- [EXERCISE TASK]:
Omit every image, and transcribe the remaining entries exactly as given.

[start]

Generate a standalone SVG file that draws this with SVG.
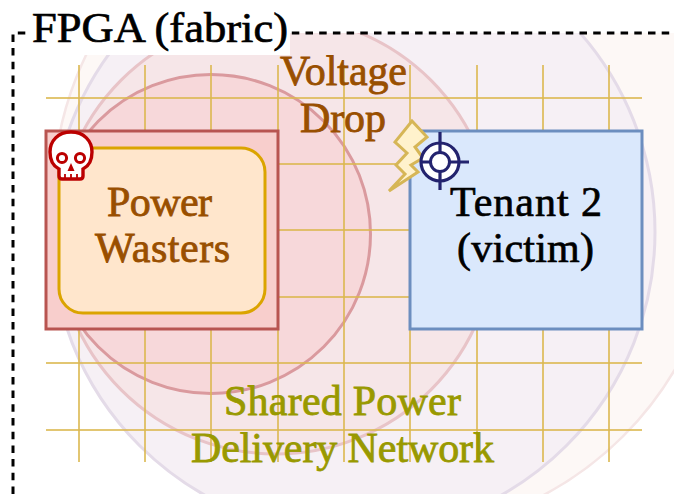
<svg xmlns="http://www.w3.org/2000/svg" width="674" height="494" viewBox="0 0 674 494">
<defs><clipPath id="fr"><rect x="13" y="33" width="661" height="461"/></clipPath></defs>
<style>
text{font-family:"Liberation Serif","Times New Roman",serif;font-size:42px}
.br{fill:#994f00;stroke:#994f00;stroke-width:.8}
.ol{fill:#999900;stroke:#999900;stroke-width:.8}
.bk{fill:#000;stroke:#000;stroke-width:.7}
.grid line{stroke:#dcb850;stroke-width:2;opacity:.8}
</style>
<rect width="674" height="494" fill="#fff"/>
<g id="rings" clip-path="url(#fr)">
<circle cx="387" cy="200" r="334" fill="#fdf8f6" stroke="#f5e6e6" stroke-width="2.5"/>
<circle cx="353" cy="232" r="302" fill="#f6f0f5" stroke="#e4dbe8" stroke-width="3"/>
<circle cx="276" cy="235" r="219" fill="#f6e6e8" stroke="#e8c4c8" stroke-width="3"/>
<circle cx="211" cy="234" r="159.500" fill="#f7d8da" stroke="#da9a9e" stroke-width="3"/>
</g>
<g id="connectors" class="grid">
<line x1="46" y1="98" x2="642" y2="98"/><line x1="46" y1="164" x2="642" y2="164"/><line x1="46" y1="230" x2="642" y2="230"/><line x1="46" y1="297" x2="642" y2="297"/><line x1="46" y1="363" x2="642" y2="363"/><line x1="46" y1="430" x2="642" y2="430"/>
<line x1="79" y1="65" x2="79" y2="462"/><line x1="145" y1="65" x2="145" y2="462"/><line x1="211" y1="65" x2="211" y2="462"/><line x1="278" y1="65" x2="278" y2="462"/><line x1="344" y1="65" x2="344" y2="462"/><line x1="410" y1="65" x2="410" y2="462"/><line x1="477" y1="65" x2="477" y2="462"/><line x1="543" y1="65" x2="543" y2="462"/><line x1="609" y1="65" x2="609" y2="462"/>
</g>
<g id="frame">
<path d="M13 494V33H674" fill="none" stroke="#000" stroke-width="3" stroke-dasharray="7.5 6.2"/>
<rect x="31" y="10" width="259" height="45" fill="#fff"/>
<text class="bk" x="32" y="42" textLength="256" lengthAdjust="spacingAndGlyphs">FPGA (fabric)</text>
</g>
<g id="voltage-drop"><text class="br" x="280" y="85" textLength="127">Voltage</text><text class="br" x="300" y="132" textLength="86">Drop</text></g>
<g id="tenant-1">
<rect x="46" y="131" width="232" height="198" fill="#f8cecc" stroke="#b85450" stroke-width="3"/>
</g>
<g id="power-wasters">
<rect x="59" y="148" width="206" height="165" rx="24" fill="#ffe6cc" stroke="#dba400" stroke-width="3"/>
<text class="br" x="107" y="216" textLength="105">Power</text><text class="br" x="95" y="262" textLength="135">Wasters</text>
</g>
<g id="skull">
<path d="M71 132C58 132 50 141 50 152C50 160 53 166 59 169V176Q59 179 62 179H80Q83 179 83 176V169C89 166 92 160 92 152C92 141 84 132 71 132Z" fill="#fff" stroke="#bb0000" stroke-width="3.4"/>
<circle cx="62" cy="158" r="4.6" fill="#fff" stroke="#bb0000" stroke-width="3"/><circle cx="80" cy="158" r="4.6" fill="#fff" stroke="#bb0000" stroke-width="3"/>
<path d="M71 163L74.5 171H67.500Z" fill="#bb0000"/>
<path d="M65 174V179M71 174V179M77 174V179" stroke="#bb0000" stroke-width="1.800"/>
</g>
<g id="tenant-2">
<rect x="410" y="131" width="232" height="198" fill="#dae8fc" stroke="#6c8ebf" stroke-width="3"/>
<text class="bk" x="450" y="216" textLength="152">Tenant 2</text><text class="bk" x="457" y="262" textLength="137">(victim)</text>
</g>
<g id="lightning"><path d="M412 121L427 137L415 147L423 158L411 165L418 172L389 191L405 174L396 165L407 153L395 142Z" fill="#fff2cc" stroke="#d6b656" stroke-width="3"/></g>
<g id="target" fill="none" stroke="#23236e" stroke-width="3.200">
<circle cx="440" cy="162" r="19" fill="#fff"/>
<circle cx="440" cy="162" r="9.500" fill="#fff" stroke-width="3"/>
<path d="M440 132V152M440 172V190M420 162H430M450 162H469"/>
</g>
<g id="network-label"><text class="ol" x="224" y="415" textLength="237">Shared Power</text><text class="ol" x="191" y="462" textLength="303">Delivery Network</text></g>
</svg>
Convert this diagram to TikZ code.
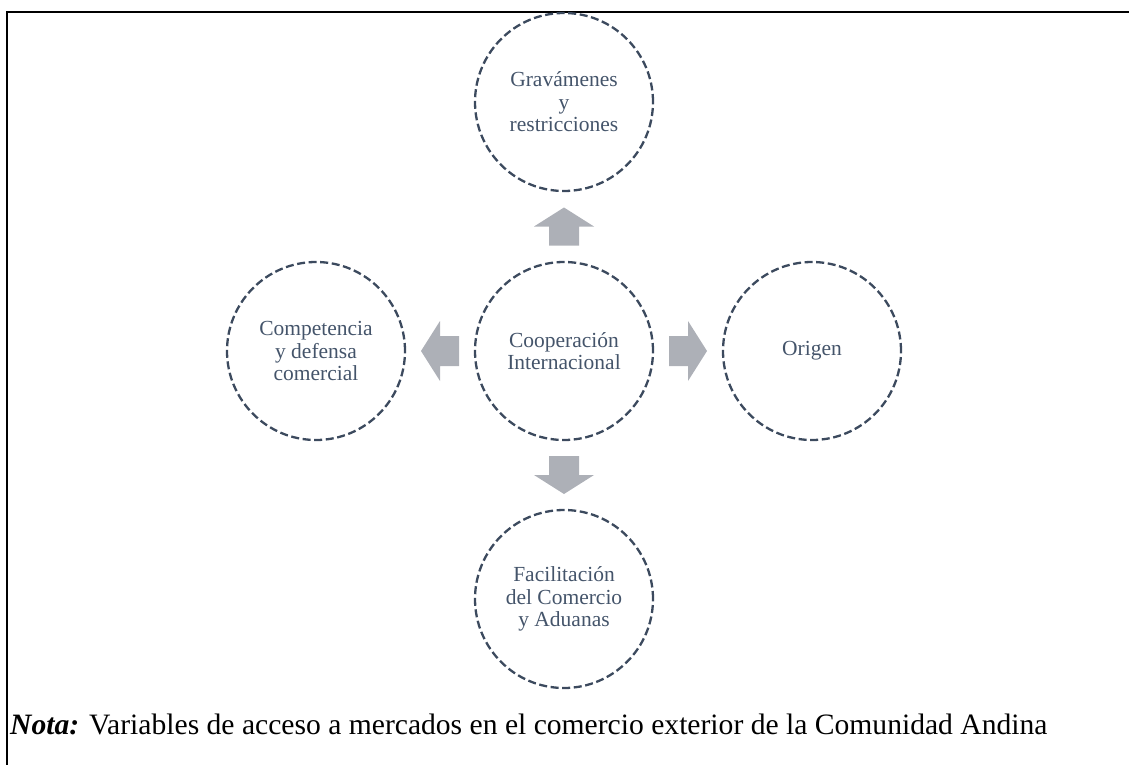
\documentclass[tikz,border=0pt]{standalone}
\usepackage{fontspec}
\setmainfont{Liberation Serif}
\usetikzlibrary{calc}
\definecolor{txtc}{HTML}{44546A}
\definecolor{ringc}{HTML}{3C4A5E}
\definecolor{arrc}{HTML}{ADB0B7}
\tikzset{
  x=1pt, y=1pt,
  ring/.style={circle, draw=ringc, line width=2.3pt, dash pattern=on 8pt off 3.6pt,
    minimum size=178pt, inner sep=0pt, align=center, text=txtc,
    font=\fontsize{21.5}{22.5}\selectfont},
  arrowfill/.style={fill=arrc, draw=none},
  frameline/.style={line width=2.3pt, black}
}
\begin{document}
\begin{tikzpicture}
\useasboundingbox (0,0) rectangle (1129,-765);
\draw[frameline] (7,-765) -- (7,-12) -- (1129,-12);
\node[ring] (c) at (564,-351) {Cooperación\\Internacional};
\node[ring] (t) at (564,-102) {Gravámenes\\y\\restricciones};
\node[ring] (b) at (564,-599) {Facilitación\\del Comercio\\y Aduanas};
\node[ring] (l) at (316,-351) {Competencia\\y defensa\\comercial};
\node[ring] (r) at (812,-351) {Origen};
\coordinate (mt) at ($(c.north)!0.5!(t.south)$);
\coordinate (mb) at ($(c.south)!0.5!(b.north)$);
\coordinate (ml) at ($(c.west)!0.5!(l.east)$);
\coordinate (mr) at ($(c.east)!0.5!(r.west)$);
\fill[arrowfill, shift={(mt)}, rotate=90] (-19,-15) -- (0,-15) -- (0,-30) -- (19,0) -- (0,30) -- (0,15) -- (-19,15) -- cycle;
\fill[arrowfill, shift={(mb)}, rotate=-90] (-19,-15) -- (0,-15) -- (0,-30) -- (19,0) -- (0,30) -- (0,15) -- (-19,15) -- cycle;
\fill[arrowfill, shift={(ml)}, rotate=180] (-19,-15) -- (0,-15) -- (0,-30) -- (19,0) -- (0,30) -- (0,15) -- (-19,15) -- cycle;
\fill[arrowfill, shift={(mr)}] (-19,-15) -- (0,-15) -- (0,-30) -- (19,0) -- (0,30) -- (0,15) -- (-19,15) -- cycle;
\node[anchor=base west, inner sep=0pt, font=\fontsize{29.6}{32}\selectfont] (nota) at (10,-734)
  {\textbf{\textit{Nota:}} Variables de acceso a mercados en el comercio exterior de la Comunidad Andina};
\end{tikzpicture}
\end{document}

[end]

- [SOLUTION TO THIS EXERCISE]:
Generate a standalone SVG file that draws this with SVG.
<svg xmlns="http://www.w3.org/2000/svg" width="674" height="494" viewBox="0 0 674 494">
<defs><clipPath id="fr"><rect x="13" y="33" width="661" height="461"/></clipPath></defs>
<style>
text{font-family:"Liberation Serif","Times New Roman",serif;font-size:42px}
.br{fill:#994f00;stroke:#994f00;stroke-width:.8}
.ol{fill:#999900;stroke:#999900;stroke-width:.8}
.bk{fill:#000;stroke:#000;stroke-width:.7}
.grid line{stroke:#dcb850;stroke-width:2;opacity:.8}
</style>
<rect width="674" height="494" fill="#fff"/>
<g id="rings" clip-path="url(#fr)">
<circle cx="387" cy="200" r="334" fill="#fdf8f6" stroke="#f5e6e6" stroke-width="2.5"/>
<circle cx="353" cy="232" r="302" fill="#f6f0f5" stroke="#e4dbe8" stroke-width="3"/>
<circle cx="276" cy="235" r="219" fill="#f6e6e8" stroke="#e8c4c8" stroke-width="3"/>
<circle cx="211" cy="234" r="159.500" fill="#f7d8da" stroke="#da9a9e" stroke-width="3"/>
</g>
<g id="connectors" class="grid">
<line x1="46" y1="98" x2="642" y2="98"/><line x1="46" y1="164" x2="642" y2="164"/><line x1="46" y1="230" x2="642" y2="230"/><line x1="46" y1="297" x2="642" y2="297"/><line x1="46" y1="363" x2="642" y2="363"/><line x1="46" y1="430" x2="642" y2="430"/>
<line x1="79" y1="65" x2="79" y2="462"/><line x1="145" y1="65" x2="145" y2="462"/><line x1="211" y1="65" x2="211" y2="462"/><line x1="278" y1="65" x2="278" y2="462"/><line x1="344" y1="65" x2="344" y2="462"/><line x1="410" y1="65" x2="410" y2="462"/><line x1="477" y1="65" x2="477" y2="462"/><line x1="543" y1="65" x2="543" y2="462"/><line x1="609" y1="65" x2="609" y2="462"/>
</g>
<g id="frame">
<path d="M13 494V33H674" fill="none" stroke="#000" stroke-width="3" stroke-dasharray="7.5 6.2"/>
<rect x="31" y="10" width="259" height="45" fill="#fff"/>
<text class="bk" x="32" y="42" textLength="256" lengthAdjust="spacingAndGlyphs">FPGA (fabric)</text>
</g>
<g id="voltage-drop"><text class="br" x="280" y="85" textLength="127">Voltage</text><text class="br" x="300" y="132" textLength="86">Drop</text></g>
<g id="tenant-1">
<rect x="46" y="131" width="232" height="198" fill="#f8cecc" stroke="#b85450" stroke-width="3"/>
</g>
<g id="power-wasters">
<rect x="59" y="148" width="206" height="165" rx="24" fill="#ffe6cc" stroke="#dba400" stroke-width="3"/>
<text class="br" x="107" y="216" textLength="105">Power</text><text class="br" x="95" y="262" textLength="135">Wasters</text>
</g>
<g id="skull">
<path d="M71 132C58 132 50 141 50 152C50 160 53 166 59 169V176Q59 179 62 179H80Q83 179 83 176V169C89 166 92 160 92 152C92 141 84 132 71 132Z" fill="#fff" stroke="#bb0000" stroke-width="3.4"/>
<circle cx="62" cy="158" r="4.6" fill="#fff" stroke="#bb0000" stroke-width="3"/><circle cx="80" cy="158" r="4.6" fill="#fff" stroke="#bb0000" stroke-width="3"/>
<path d="M71 163L74.5 171H67.500Z" fill="#bb0000"/>
<path d="M65 174V179M71 174V179M77 174V179" stroke="#bb0000" stroke-width="1.800"/>
</g>
<g id="tenant-2">
<rect x="410" y="131" width="232" height="198" fill="#dae8fc" stroke="#6c8ebf" stroke-width="3"/>
<text class="bk" x="450" y="216" textLength="152">Tenant 2</text><text class="bk" x="457" y="262" textLength="137">(victim)</text>
</g>
<g id="lightning"><path d="M412 121L427 137L415 147L423 158L411 165L418 172L389 191L405 174L396 165L407 153L395 142Z" fill="#fff2cc" stroke="#d6b656" stroke-width="3"/></g>
<g id="target" fill="none" stroke="#23236e" stroke-width="3.200">
<circle cx="440" cy="162" r="19" fill="#fff"/>
<circle cx="440" cy="162" r="9.500" fill="#fff" stroke-width="3"/>
<path d="M440 132V152M440 172V190M420 162H430M450 162H469"/>
</g>
<g id="network-label"><text class="ol" x="224" y="415" textLength="237">Shared Power</text><text class="ol" x="191" y="462" textLength="303">Delivery Network</text></g>
</svg>
Convert this diagram to TikZ code.
\documentclass[tikz,border=0pt]{standalone}
\usepackage{fontspec}
\setmainfont{Liberation Serif}
\usetikzlibrary{calc}
\definecolor{txtc}{HTML}{44546A}
\definecolor{ringc}{HTML}{3C4A5E}
\definecolor{arrc}{HTML}{ADB0B7}
\tikzset{
  x=1pt, y=1pt,
  ring/.style={circle, draw=ringc, line width=2.3pt, dash pattern=on 8pt off 3.6pt,
    minimum size=178pt, inner sep=0pt, align=center, text=txtc,
    font=\fontsize{21.5}{22.5}\selectfont},
  arrowfill/.style={fill=arrc, draw=none},
  frameline/.style={line width=2.3pt, black}
}
\begin{document}
\begin{tikzpicture}
\useasboundingbox (0,0) rectangle (1129,-765);
\draw[frameline] (7,-765) -- (7,-12) -- (1129,-12);
\node[ring] (c) at (564,-351) {Cooperación\\Internacional};
\node[ring] (t) at (564,-102) {Gravámenes\\y\\restricciones};
\node[ring] (b) at (564,-599) {Facilitación\\del Comercio\\y Aduanas};
\node[ring] (l) at (316,-351) {Competencia\\y defensa\\comercial};
\node[ring] (r) at (812,-351) {Origen};
\coordinate (mt) at ($(c.north)!0.5!(t.south)$);
\coordinate (mb) at ($(c.south)!0.5!(b.north)$);
\coordinate (ml) at ($(c.west)!0.5!(l.east)$);
\coordinate (mr) at ($(c.east)!0.5!(r.west)$);
\fill[arrowfill, shift={(mt)}, rotate=90] (-19,-15) -- (0,-15) -- (0,-30) -- (19,0) -- (0,30) -- (0,15) -- (-19,15) -- cycle;
\fill[arrowfill, shift={(mb)}, rotate=-90] (-19,-15) -- (0,-15) -- (0,-30) -- (19,0) -- (0,30) -- (0,15) -- (-19,15) -- cycle;
\fill[arrowfill, shift={(ml)}, rotate=180] (-19,-15) -- (0,-15) -- (0,-30) -- (19,0) -- (0,30) -- (0,15) -- (-19,15) -- cycle;
\fill[arrowfill, shift={(mr)}] (-19,-15) -- (0,-15) -- (0,-30) -- (19,0) -- (0,30) -- (0,15) -- (-19,15) -- cycle;
\node[anchor=base west, inner sep=0pt, font=\fontsize{29.6}{32}\selectfont] (nota) at (10,-734)
  {\textbf{\textit{Nota:}} Variables de acceso a mercados en el comercio exterior de la Comunidad Andina};
\end{tikzpicture}
\end{document}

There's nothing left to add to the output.